Navigating the failed promises of managed email platforms

Email. Sigh. Where to begin?

Forget it. I'll spare the diatribe. Everyone's experiences with email is pretty consistent...it sucks.

I've fell for the bait a few times. Almost 20 years ago it was Google swooping in with a solution to the mess that Hotmail, Yahoo, AOL and others had created. Gmail was fast, easy and best of all, it filtered out all the shit.

Fast-forward several years, and Gmail became the same bloated, spam littered email services that it had replaced. The difference was that you didn't get the spam in your inbox, the spam surrounded the rest of your life on the internet because of the data Google collects.

I'm not an anti-ads. I'm not anti-data-collection. I think these are genuinely useful pillars of the internet when there is alignment. The problem with Gmail has always been that the data Google learns about me via my email doesn't make my internet life better. It just makes it more annoying.

I tried iCloud email for a hot second. The spam filtering was hot garbage.

In 2019, Jason Fried & David Heinemeier Hansson of 37Signals & Basecamp began a crusade against the state of email and the direction it was going. They teased that they were going to fix email. I was intrigued. Months later they launch Hey.com with the promise of fixing email.

It has tracking blockers, an out of the box triage system, and interesting ideas on how to prioritize the way you consume email. It was also an email host & client rolled in one, but without all the bullshit of previous services

I signed up immediately.

Hey, like it's founders, is incredibly opinionated. I appreciate that about good products. Hey is truly a good product, for some people. The only problem I had was the opinions broke 25 years of email muscle memory.

Dear Hey, it's not you, it's me. I'm just not a good fit for the product, but I truly applaud the effort. So, I cancelled my subscription

I'll never fall for the fully managed email service promise again.
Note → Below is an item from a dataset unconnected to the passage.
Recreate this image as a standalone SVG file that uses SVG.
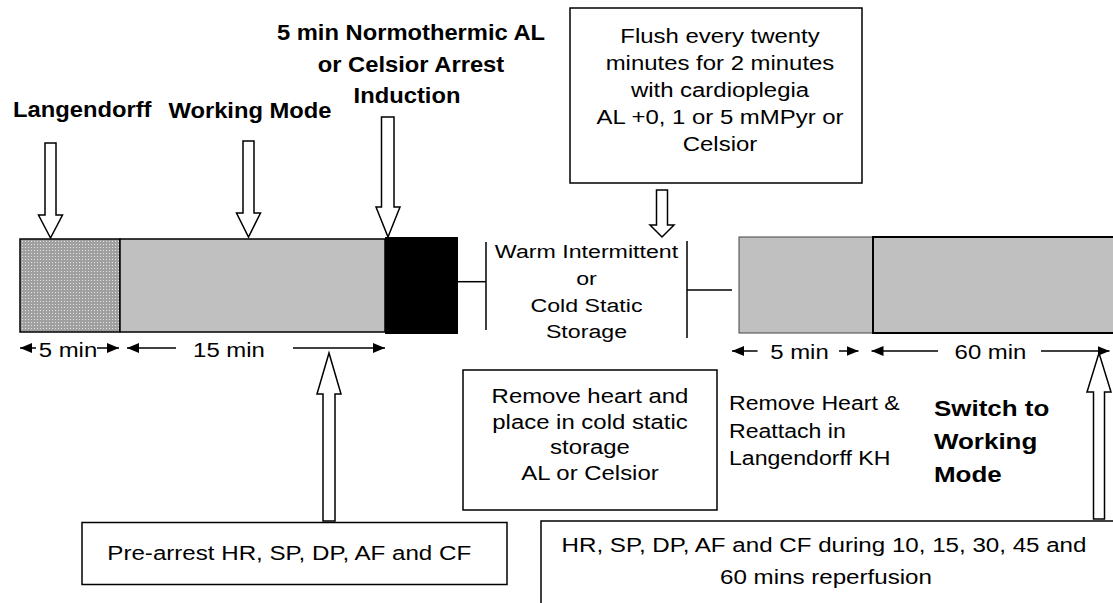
<svg xmlns="http://www.w3.org/2000/svg" width="1113" height="603" viewBox="0 0 1113 603">
<style>
text{font-family:"Liberation Sans",Arial,sans-serif;fill:#000}
.b{font-weight:bold;font-size:22px}
.r{font-size:21px}
.s{font-size:19px}
.box{fill:#fff;stroke:#000;stroke-width:1.5}
.blk{fill:#fff;stroke:#000;stroke-width:1.5;stroke-linejoin:miter}
.ln{stroke:#000;stroke-width:1.5;fill:none}
.dim{stroke:#000;stroke-width:1.5;fill:none;marker-end:url(#ah)}
</style>
<defs>
<pattern id="stip" width="3" height="3" patternUnits="userSpaceOnUse">
<rect width="3" height="3" fill="#a0a0a0"/>
<rect x="1" y="1" width="1" height="1" fill="#e2e2e2"/>
</pattern>
<marker id="ah" viewBox="0 0 12 10" refX="12" refY="5" markerWidth="12" markerHeight="10" markerUnits="userSpaceOnUse" orient="auto">
<path d="M0,0 L12,5 L0,10 z" fill="#000"/>
</marker>
</defs>
<rect width="1113" height="603" fill="#fff"/>

<g id="timeline-pre">
<rect x="20" y="239" width="100" height="93" fill="url(#stip)" stroke="#000" stroke-width="1.5"/>
<rect x="120" y="239" width="265" height="93" fill="#c0c0c0" stroke="#000" stroke-width="1.5"/>
<rect x="385" y="237" width="73" height="97" fill="#000"/>
</g>

<g id="timeline-post">
<rect x="739" y="237" width="134" height="96" fill="#c0c0c0" stroke="#444" stroke-width="1"/>
<rect x="873" y="237" width="250" height="96" fill="#c0c0c0" stroke="#000" stroke-width="2"/>
</g>

<g id="label-langendorff">
<text class="b" transform="translate(13,117) scale(1.08,1)">Langendorff</text>
</g>
<g id="label-working">
<text class="b" text-anchor="middle" transform="translate(250,118) scale(1.08,1)">Working Mode</text>
</g>
<g id="label-arrest">
<text class="b" text-anchor="middle" transform="translate(411,40) scale(1.08,1)">5 min Normothermic AL</text>
<text class="b" text-anchor="middle" transform="translate(411,71.5) scale(1.08,1)">or Celsior Arrest</text>
<text class="b" text-anchor="middle" transform="translate(407,103) scale(1.08,1)">Induction</text>
</g>

<g id="flush-box">
<rect class="box" x="570" y="8" width="292" height="175"/>
<g class="r" text-anchor="middle">
<text transform="translate(720,42.5) scale(1.14,1)">Flush every twenty</text>
<text transform="translate(720,69.5) scale(1.14,1)">minutes for 2 minutes</text>
<text transform="translate(720,96.5) scale(1.14,1)">with cardioplegia</text>
<text transform="translate(720,123.5) scale(1.14,1)">AL +0, 1 or 5 mMPyr or</text>
<text transform="translate(720,150.5) scale(1.14,1)">Celsior</text>
</g>
</g>

<g id="storage">
<g class="s" text-anchor="middle">
<text transform="translate(586.5,258) scale(1.22,1)">Warm Intermittent</text>
<text transform="translate(586.5,285) scale(1.22,1)">or</text>
<text transform="translate(586.5,311.5) scale(1.22,1)">Cold Static</text>
<text transform="translate(586.5,338) scale(1.22,1)">Storage</text>
</g>
</g>

<g id="remove-box">
<rect class="box" x="463" y="370" width="254" height="140"/>
<g class="r" text-anchor="middle">
<text transform="translate(590,402.7) scale(1.14,1)">Remove heart and</text>
<text transform="translate(590,428.5) scale(1.14,1)">place in cold static</text>
<text transform="translate(590,454.3) scale(1.14,1)">storage</text>
<text transform="translate(590,480) scale(1.14,1)">AL or Celsior</text>
</g>
</g>

<g id="reattach">
<g class="r">
<text transform="translate(729,410) scale(1.1,1)">Remove Heart &amp;</text>
<text transform="translate(729,437.5) scale(1.1,1)">Reattach in</text>
<text transform="translate(729,465) scale(1.1,1)">Langendorff KH</text>
</g>
</g>

<g id="switch">
<g class="b">
<text transform="translate(934,416) scale(1.18,1)">Switch to</text>
<text transform="translate(934,449) scale(1.18,1)">Working</text>
<text transform="translate(934,482) scale(1.18,1)">Mode</text>
</g>
</g>

<g id="prearrest-box">
<rect class="box" x="82" y="522.5" width="425" height="62"/>
<text class="r" transform="translate(107.3,560) scale(1.15,1)">Pre-arrest HR, SP, DP, AF and CF</text>
</g>

<g id="reperfusion-box">
<rect class="box" x="541" y="521" width="590" height="100"/>
<g class="r" text-anchor="middle">
<text transform="translate(824,552) scale(1.15,1)">HR, SP, DP, AF and CF during 10, 15, 30, 45 and</text>
<text transform="translate(826,584) scale(1.15,1)">60 mins reperfusion</text>
</g>
</g>

<g id="durations">
<g class="r" text-anchor="middle">
<text transform="translate(68,356.7) scale(1.14,1)">5 min</text>
<text transform="translate(229,356.7) scale(1.14,1)">15 min</text>
<text transform="translate(799.5,359) scale(1.14,1)">5 min</text>
<text transform="translate(990.5,359) scale(1.14,1)">60 min</text>
</g>
</g>

<g id="connectors">
<polygon class="blk" points="45,143 56,143 56,215 62.5,215 50.5,238 38.5,215 45,215"/>
<polygon class="blk" points="243,141 254,141 254,213 260.5,213 248.5,237 236.5,213 243,213"/>
<polygon class="blk" points="381.5,117 394,117 394,207 400,207 388,237 376,207 381.5,207"/>
<polygon class="blk" points="656.5,190 667.5,190 667.5,225 674,225 662,237 650,225 656.5,225"/>
<polygon class="blk" points="323,521 335,521 335,394 341,394 329,353 317,394 323,394"/>
<polygon class="blk" points="1093.5,519 1104.5,519 1104.5,392 1111,392 1099,353 1087,392 1093.5,392"/>
<line class="ln" x1="458" y1="281.7" x2="486" y2="281.7"/>
<line class="ln" x1="486" y1="242" x2="486" y2="330"/>
<line class="ln" x1="687" y1="241" x2="687" y2="338"/>
<line class="ln" x1="687" y1="290" x2="732" y2="290"/>
<line class="dim" x1="36" y1="348" x2="20" y2="348"/>
<line class="dim" x1="97" y1="348" x2="119" y2="348"/>
<line class="dim" x1="176" y1="348" x2="127" y2="348"/>
<line class="dim" x1="293" y1="348" x2="385" y2="348"/>
<line class="dim" x1="757.6" y1="351" x2="732" y2="351"/>
<line class="dim" x1="839" y1="351" x2="858.5" y2="351"/>
<line class="dim" x1="938" y1="351" x2="871.5" y2="351"/>
<line class="dim" x1="1041" y1="351" x2="1109.5" y2="351"/>
</g>
</svg>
One way or another, the convenience they offer creates too many tradeoffs that aren't worth it for me.

Email should be simple. I just need something that I can point my jtrem.com address at to send & receive email. I want to use it on a mac & iPhone, and be able to access via web when necessary. It needs to be fast & reliable. I need to be able to organize it for some fairly simple workflows I have. It needs to be secure. It sounds simple, right?

Fastmail.com has all of the familiar features & workflows I need, without all the cruft. I can point my domain at it to send & receive email. I have it connected to my mac & iPhone email clients via IMAP. It's fast & reliable. I use labels, masked email aliases & rules to organize.

As a bonus, it also has a simple calendar & contacts system baked in. Best of all, Fastmail embraces openness through common protocols, including the modern JMAP protocolthat they are helping to pioneer.

I moved over to it about a year ago, and I've quite honestly embraced email again for the first time in years.